PROBLEM DESCRIPTION -
Retype the opening lines of the data exactly, stopping after the line that contains "import * as". Skip every picture.

EXERCISE MATERIAL -
-- begin --

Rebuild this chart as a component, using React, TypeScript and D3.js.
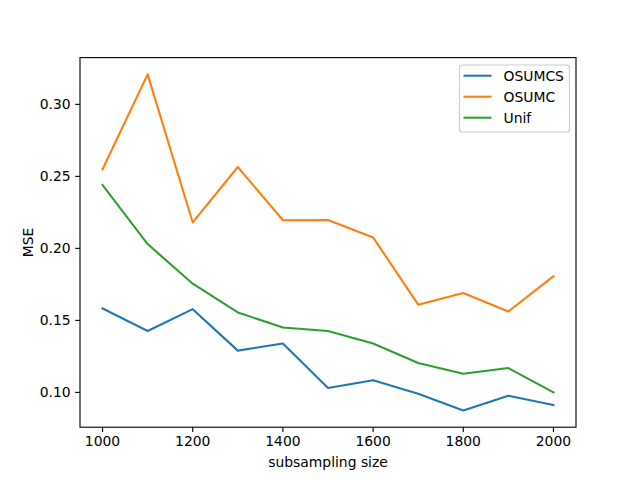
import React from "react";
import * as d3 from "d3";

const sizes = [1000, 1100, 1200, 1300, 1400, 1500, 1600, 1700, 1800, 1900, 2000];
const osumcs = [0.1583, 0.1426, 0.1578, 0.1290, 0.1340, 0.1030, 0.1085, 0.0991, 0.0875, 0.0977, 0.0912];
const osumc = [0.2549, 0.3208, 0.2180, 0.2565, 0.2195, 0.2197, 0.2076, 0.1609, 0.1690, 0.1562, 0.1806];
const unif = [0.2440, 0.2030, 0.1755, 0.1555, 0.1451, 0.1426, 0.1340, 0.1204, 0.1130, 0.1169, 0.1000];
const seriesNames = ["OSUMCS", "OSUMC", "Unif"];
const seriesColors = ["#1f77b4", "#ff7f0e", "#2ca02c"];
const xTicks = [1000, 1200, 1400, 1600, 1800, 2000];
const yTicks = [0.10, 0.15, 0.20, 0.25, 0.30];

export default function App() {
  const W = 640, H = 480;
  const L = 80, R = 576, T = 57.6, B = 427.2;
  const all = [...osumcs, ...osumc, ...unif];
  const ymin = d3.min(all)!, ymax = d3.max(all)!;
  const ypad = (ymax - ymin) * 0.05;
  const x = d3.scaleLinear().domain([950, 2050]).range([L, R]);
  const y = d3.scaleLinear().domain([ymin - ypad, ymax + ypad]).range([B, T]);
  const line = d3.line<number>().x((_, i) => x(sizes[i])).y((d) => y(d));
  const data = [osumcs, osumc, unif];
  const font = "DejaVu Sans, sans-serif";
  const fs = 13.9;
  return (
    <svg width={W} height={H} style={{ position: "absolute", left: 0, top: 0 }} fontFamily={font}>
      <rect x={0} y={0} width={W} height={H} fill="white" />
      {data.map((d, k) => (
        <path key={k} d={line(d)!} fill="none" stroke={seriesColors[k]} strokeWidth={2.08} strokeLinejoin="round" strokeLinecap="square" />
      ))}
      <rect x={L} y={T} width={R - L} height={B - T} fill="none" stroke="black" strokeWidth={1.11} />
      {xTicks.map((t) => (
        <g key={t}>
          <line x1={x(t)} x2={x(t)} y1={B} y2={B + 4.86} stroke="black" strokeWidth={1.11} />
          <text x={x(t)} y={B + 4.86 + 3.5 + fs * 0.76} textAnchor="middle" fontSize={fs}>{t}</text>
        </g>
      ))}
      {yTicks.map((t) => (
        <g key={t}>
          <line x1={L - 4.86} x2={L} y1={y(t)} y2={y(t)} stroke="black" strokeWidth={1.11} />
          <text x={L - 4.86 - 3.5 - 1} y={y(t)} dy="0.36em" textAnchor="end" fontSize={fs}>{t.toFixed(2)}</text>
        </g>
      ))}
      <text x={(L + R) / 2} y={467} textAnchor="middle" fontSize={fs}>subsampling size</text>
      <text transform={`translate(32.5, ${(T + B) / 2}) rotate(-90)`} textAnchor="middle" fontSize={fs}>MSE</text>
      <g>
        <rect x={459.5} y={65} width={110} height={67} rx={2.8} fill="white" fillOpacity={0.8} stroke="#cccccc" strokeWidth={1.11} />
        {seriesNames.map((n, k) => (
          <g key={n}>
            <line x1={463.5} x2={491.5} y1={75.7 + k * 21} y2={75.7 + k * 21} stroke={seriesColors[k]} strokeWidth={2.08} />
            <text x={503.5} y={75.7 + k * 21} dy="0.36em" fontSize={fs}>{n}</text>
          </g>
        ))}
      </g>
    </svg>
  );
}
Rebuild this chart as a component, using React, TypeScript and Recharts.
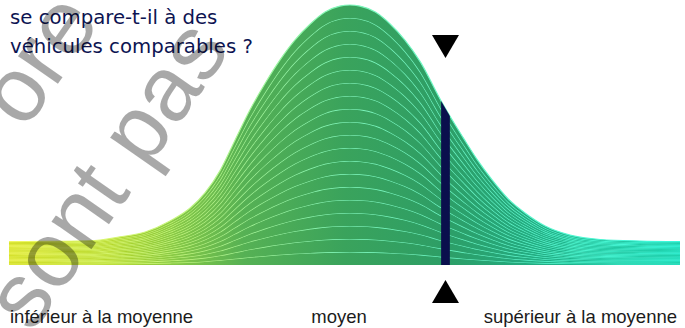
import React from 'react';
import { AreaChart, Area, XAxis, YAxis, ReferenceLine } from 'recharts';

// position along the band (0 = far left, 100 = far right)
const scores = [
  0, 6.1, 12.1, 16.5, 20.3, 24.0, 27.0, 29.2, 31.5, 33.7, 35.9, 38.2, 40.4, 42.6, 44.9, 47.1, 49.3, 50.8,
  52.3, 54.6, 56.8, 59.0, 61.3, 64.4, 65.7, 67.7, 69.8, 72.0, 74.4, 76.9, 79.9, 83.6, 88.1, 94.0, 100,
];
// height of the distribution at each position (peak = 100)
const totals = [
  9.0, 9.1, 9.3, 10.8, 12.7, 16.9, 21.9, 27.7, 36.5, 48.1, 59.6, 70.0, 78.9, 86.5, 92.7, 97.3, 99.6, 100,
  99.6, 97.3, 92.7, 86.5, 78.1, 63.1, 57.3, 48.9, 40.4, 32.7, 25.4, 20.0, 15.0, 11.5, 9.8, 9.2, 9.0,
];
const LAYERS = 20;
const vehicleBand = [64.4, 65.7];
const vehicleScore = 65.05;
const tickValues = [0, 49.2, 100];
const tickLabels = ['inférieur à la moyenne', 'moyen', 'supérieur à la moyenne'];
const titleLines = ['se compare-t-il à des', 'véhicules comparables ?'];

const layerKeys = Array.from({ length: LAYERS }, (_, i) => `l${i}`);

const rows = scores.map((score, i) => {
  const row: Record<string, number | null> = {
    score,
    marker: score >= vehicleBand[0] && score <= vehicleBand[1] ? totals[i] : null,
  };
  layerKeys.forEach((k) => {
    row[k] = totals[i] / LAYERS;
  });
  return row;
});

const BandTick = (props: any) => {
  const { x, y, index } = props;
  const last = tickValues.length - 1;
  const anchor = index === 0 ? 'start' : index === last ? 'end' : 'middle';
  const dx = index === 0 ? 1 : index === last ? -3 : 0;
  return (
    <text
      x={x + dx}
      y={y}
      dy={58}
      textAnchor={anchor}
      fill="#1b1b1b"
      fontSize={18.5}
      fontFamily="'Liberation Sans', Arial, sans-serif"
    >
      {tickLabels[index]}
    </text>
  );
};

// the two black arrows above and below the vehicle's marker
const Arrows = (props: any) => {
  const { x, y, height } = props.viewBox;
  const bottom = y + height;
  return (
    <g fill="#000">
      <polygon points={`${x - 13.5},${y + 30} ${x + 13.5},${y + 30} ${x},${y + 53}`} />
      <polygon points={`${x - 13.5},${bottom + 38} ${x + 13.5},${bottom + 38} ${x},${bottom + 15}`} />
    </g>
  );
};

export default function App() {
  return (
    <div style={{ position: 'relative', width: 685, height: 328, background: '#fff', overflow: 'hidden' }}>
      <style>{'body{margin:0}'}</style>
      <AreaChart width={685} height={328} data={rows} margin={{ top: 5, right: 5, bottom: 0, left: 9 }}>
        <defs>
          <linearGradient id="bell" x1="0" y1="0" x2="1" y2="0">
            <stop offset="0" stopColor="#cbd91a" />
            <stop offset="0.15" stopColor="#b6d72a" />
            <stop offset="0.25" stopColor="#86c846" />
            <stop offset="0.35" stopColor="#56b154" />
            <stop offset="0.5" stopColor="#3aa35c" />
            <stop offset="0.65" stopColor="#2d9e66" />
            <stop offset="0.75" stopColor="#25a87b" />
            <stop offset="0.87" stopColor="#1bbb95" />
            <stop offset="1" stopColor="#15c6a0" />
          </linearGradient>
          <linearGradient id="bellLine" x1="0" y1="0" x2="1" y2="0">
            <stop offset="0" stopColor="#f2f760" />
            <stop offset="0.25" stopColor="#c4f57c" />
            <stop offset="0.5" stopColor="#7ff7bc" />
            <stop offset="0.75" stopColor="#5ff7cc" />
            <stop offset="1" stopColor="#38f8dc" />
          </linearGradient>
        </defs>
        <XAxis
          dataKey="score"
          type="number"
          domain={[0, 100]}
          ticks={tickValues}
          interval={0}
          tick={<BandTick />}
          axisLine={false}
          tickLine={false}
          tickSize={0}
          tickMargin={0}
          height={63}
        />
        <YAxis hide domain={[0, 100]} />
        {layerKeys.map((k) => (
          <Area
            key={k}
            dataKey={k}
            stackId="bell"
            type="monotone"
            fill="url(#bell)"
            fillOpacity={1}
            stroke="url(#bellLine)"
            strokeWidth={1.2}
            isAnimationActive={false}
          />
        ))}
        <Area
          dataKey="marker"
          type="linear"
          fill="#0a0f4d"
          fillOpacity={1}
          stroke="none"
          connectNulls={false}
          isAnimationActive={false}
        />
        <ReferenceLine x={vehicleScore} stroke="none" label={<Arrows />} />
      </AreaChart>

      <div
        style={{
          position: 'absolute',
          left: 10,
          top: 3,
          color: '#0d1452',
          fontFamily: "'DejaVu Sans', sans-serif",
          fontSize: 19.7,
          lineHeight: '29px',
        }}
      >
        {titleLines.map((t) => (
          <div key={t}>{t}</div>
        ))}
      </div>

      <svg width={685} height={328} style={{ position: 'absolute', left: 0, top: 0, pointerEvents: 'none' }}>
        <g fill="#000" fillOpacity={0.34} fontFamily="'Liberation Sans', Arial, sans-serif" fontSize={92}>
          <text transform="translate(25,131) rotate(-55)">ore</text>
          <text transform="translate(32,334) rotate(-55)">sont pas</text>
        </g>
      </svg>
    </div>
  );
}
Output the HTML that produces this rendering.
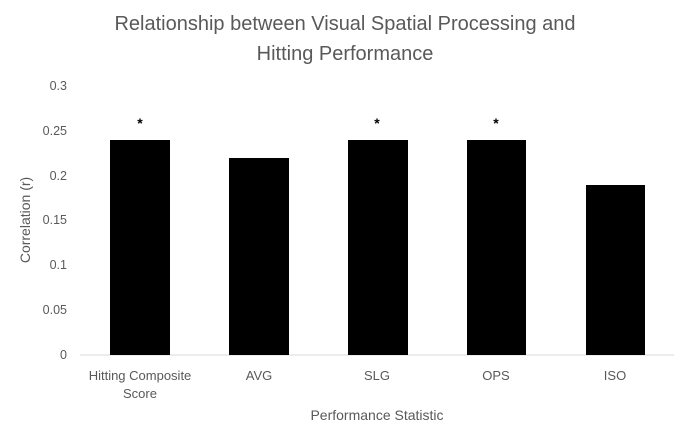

-- end --

RESPONSE TO THIS EXERCISE -
Rebuild this chart as a component, using React, TypeScript and D3.js.
import React from "react";
import * as d3 from "d3";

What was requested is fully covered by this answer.